6. Complex Strategies Are Better Than Simple Ones

Depending upon whom you talk to, you might hear that a complex trading strategy is better than a simple trading strategy, or vice versa. The truth is that there is no one solution to trading. Some individuals are able to make a lot of money by following some pretty complex trading strategies, while offers are able to keep things simple and still make a great return on their investment. Basically, every trader will trade a bit differently than the next trader, and what works for you may not work for someone else, so it is up to you to test the market and try out different strategies until you find the ones that work best for you.
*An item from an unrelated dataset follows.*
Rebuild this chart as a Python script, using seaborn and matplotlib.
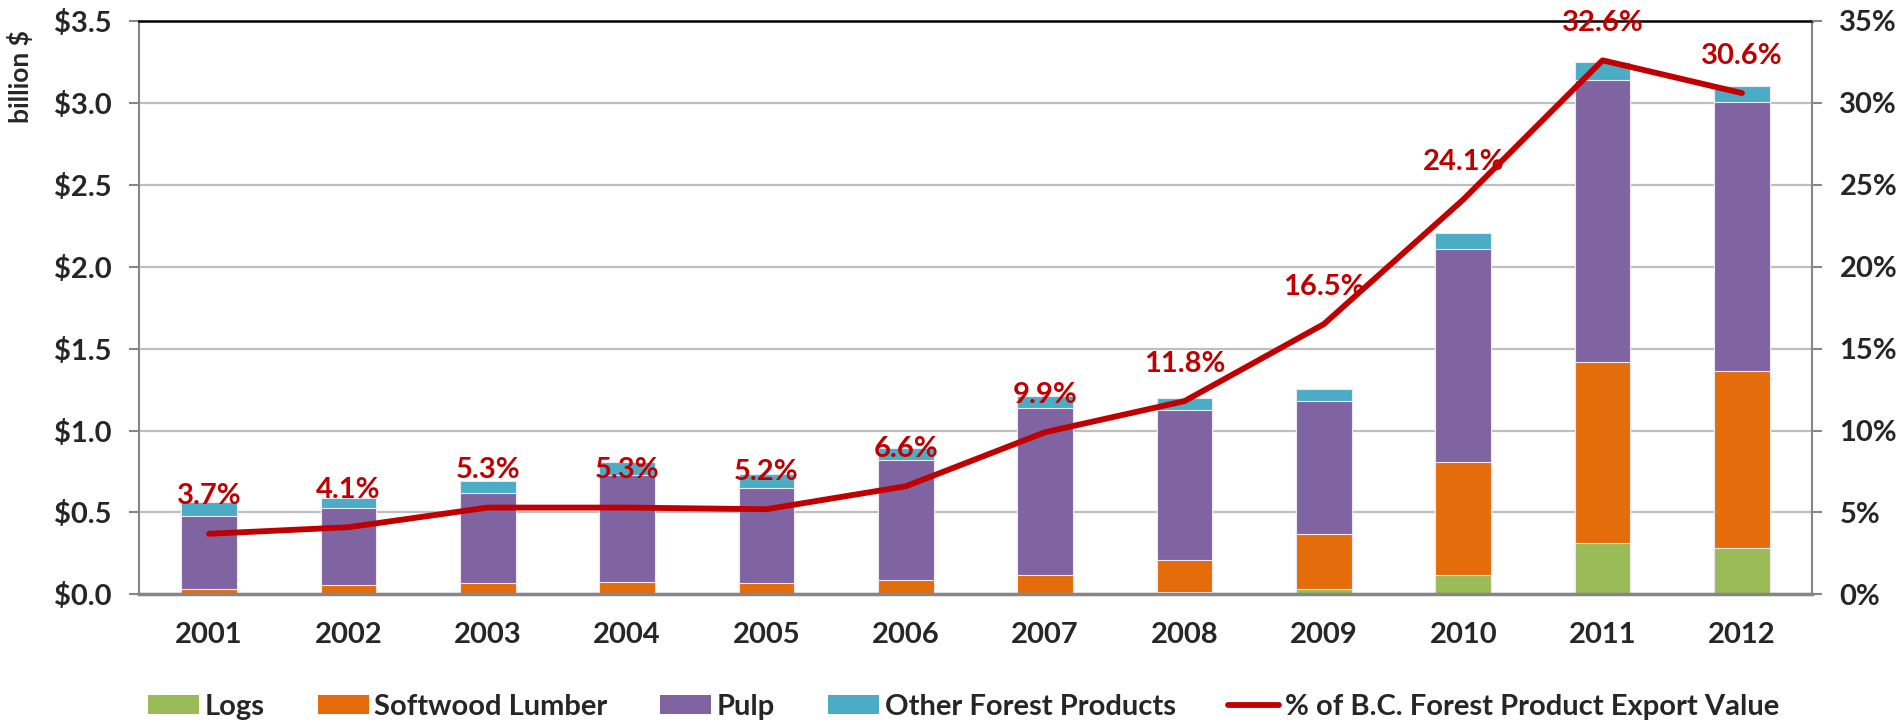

7. Trading Stocks Is Like Gambling

There are many people who, unfortunately, will view trading stocks on the market as the equivalent of gambling at the casino. This is simply not true. When you invest in stocks, you will need to do a good amount of research if you want your assets to grow. The right amount of research and diversification of your investment portfolio will help you minimize your risks and ensure your money will grow. The same can’t be said for gambling, for which there is little rhyme or reason. Besides, when you invest in stocks, you are investing in companies and you are following their profits and losses.

8. Stocks Inevitably Fall

Yet another common myth in the world of stock trading involves this idea that every stock, no matter how high it goes, must eventually come back down. But that does not always happen. If you are able to find a really successful business that has great managers and long-term success, you can ride that wave, and you will not need to worry about the stock price falling. Of course, there will be fluctuations no matter what, but there is no rule that says a stock price has to go back down to its starting point or below that starting point. You can invest and watch your money grow over time, even if you do hit a few days during which the price drops a bit before it recovers.

Now that you have a clearer understanding of some of the most common myths about trading, you can enter the market and start trading in a way that will ensure your money will grow. Remember, stocks go up and stocks go down, so you will hit some losses every now and then. The key is to stick it out and then sell high after buying low.